The same twenty minutes replays from three different perspectives—from detection to the moment before the president’s final decision, from the lowest level to the highest. First, we see the White House Situation Room and its associated lower-level staff including the radar facilities in Alaska. The latter group attempts to intercept the missile and fails. Then the same twenty minutes are repeated from the perspective of United States Strategic Command, and finally once again the same twenty minutes are repeated from the perspective of the president of the United States who must make the decision to retaliate or not. The three perspectives move up the chain of command. The same characters appear in each replay, but from a different point of view.
This replay of the same eighteen minutes sounds boring, but Bigelow makes it both riveting and educational. Despite the same scenario with the same characters being played thrice over, the film shifts the focus and keeps ramping up the tension making the choices more dramatic.
Independent atomic experts have praised the film for its accuracy, even though there are a variety of quibbles. But this is a film.

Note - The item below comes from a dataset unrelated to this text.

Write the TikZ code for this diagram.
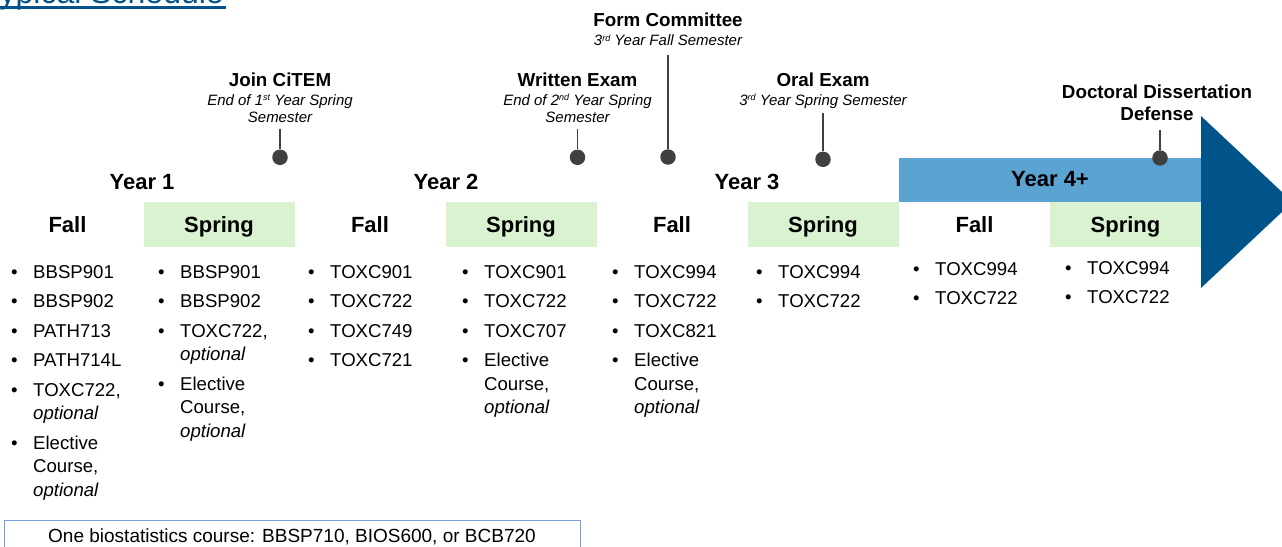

Although based on a deeply researched and convincing reconstruction of the scenes and places depicted, the film presents a hypothetical situation. One can argue about how likely this hypothetical situation is, but I don’t think that is the issue the film is trying to raise.
A House of Dynamite focuses the plot on the president’s decision, since in the American system, the president has sole authority to authorize a nuclear strike. As the scenario progresses, it emerges that, while the trajectory is known, the source of the attack remains undetermined. Who launched the attack? Against whom should you retaliate? At the film’s conclusion, the president is presented with a thick black binder with his options for retaliation. Is one of his options not to retaliate? What would be the political repercussions if ten million people were obliterated in Chicago and the president did not retaliate immediately?
The logic of nuclear deterrence involves a response so overwhelming that the enemy is assured of destruction: the military doctrine known as assured mutual destruction (MAD, an interesting acronym). But the logic is illusionary. The mutual attacks would end both countries, possibly the world as we know it. So why do it? That, of course, is the hope. So far it has worked.
The USA developed its atomic policy during the Cold War, when policy makers feared Russia would launch a surprise attack. The speed of intercontinental ballistic missiles, especially when launched from submarines, allowed little or no time for consultation with Congress, as required by the Constitution. Therefore, by policy and law, the US president has sole authority over the launching of atomic weapons. The exact process is top secret. In the movie, a junior grade military officer presents the president with a large black binder outlining the options. There are no advisors with the president. There is no check on the president’s decision-making power.
The film ends before the president makes a decision. We see him agonizing over his options. He is alone with the officer with the black book. Dramatically this focuses all the attention on a single moment and a single person.
But do we really want a single person to make this decision? Do we trust Donald Trump to make this decision alone? Many nuclear armed nations are unstable. How stable is the United States of America? Are you sure there will be a peaceful transition in 2028? Under Vladimir Putin Russia likewise does not appear stable and Putin has threatened the use of nuclear weapons in Ukraine. India and Pakistan often flare up in open conflict. North Korean is always a potential rogue actor. Israel is believed to have developed nuclear weapons but has never acknowledged them. The Middle East is a hot spot. At this point, China under Xi Jinping appears to be the most stable government.
The United Kingdom and France are the only nuclear powers that are not headed by autocrats or would-be autocrats. Is this really a stable situation? Autocratic governments are inherently unstable because of the problems of maintaining control and transition.
In preparation for this blog post I viewed a program presented by the Center for Strategic & International Studies, A House of Dynamite: Fact, Fiction, and U.S. Homeland Defense. It featured a panel of three experts. They started with positive evaluations of the film with “a few quibbles.” As the discussion proceeded, “quibbles” morphed into “impossibilities.” The experts eventually convinced themselves that the hypothetical envisioned by the film could not happen, missing the film’s point—in the fog of war, the impossible happens, which the experts readily admitted. With their expertise they talked themselves into normalizing the unthinkable. We all have.
In A House of Dynamite Bigelow is trying to wake us up, to start a conversation about the morality of atomic weapons and our atomic strategy. We have forgotten that we are always eighteen minutes away from destruction and the world has grown increasingly unstable. Normalizing the unthinkable is morally bankrupt. We need to wake up.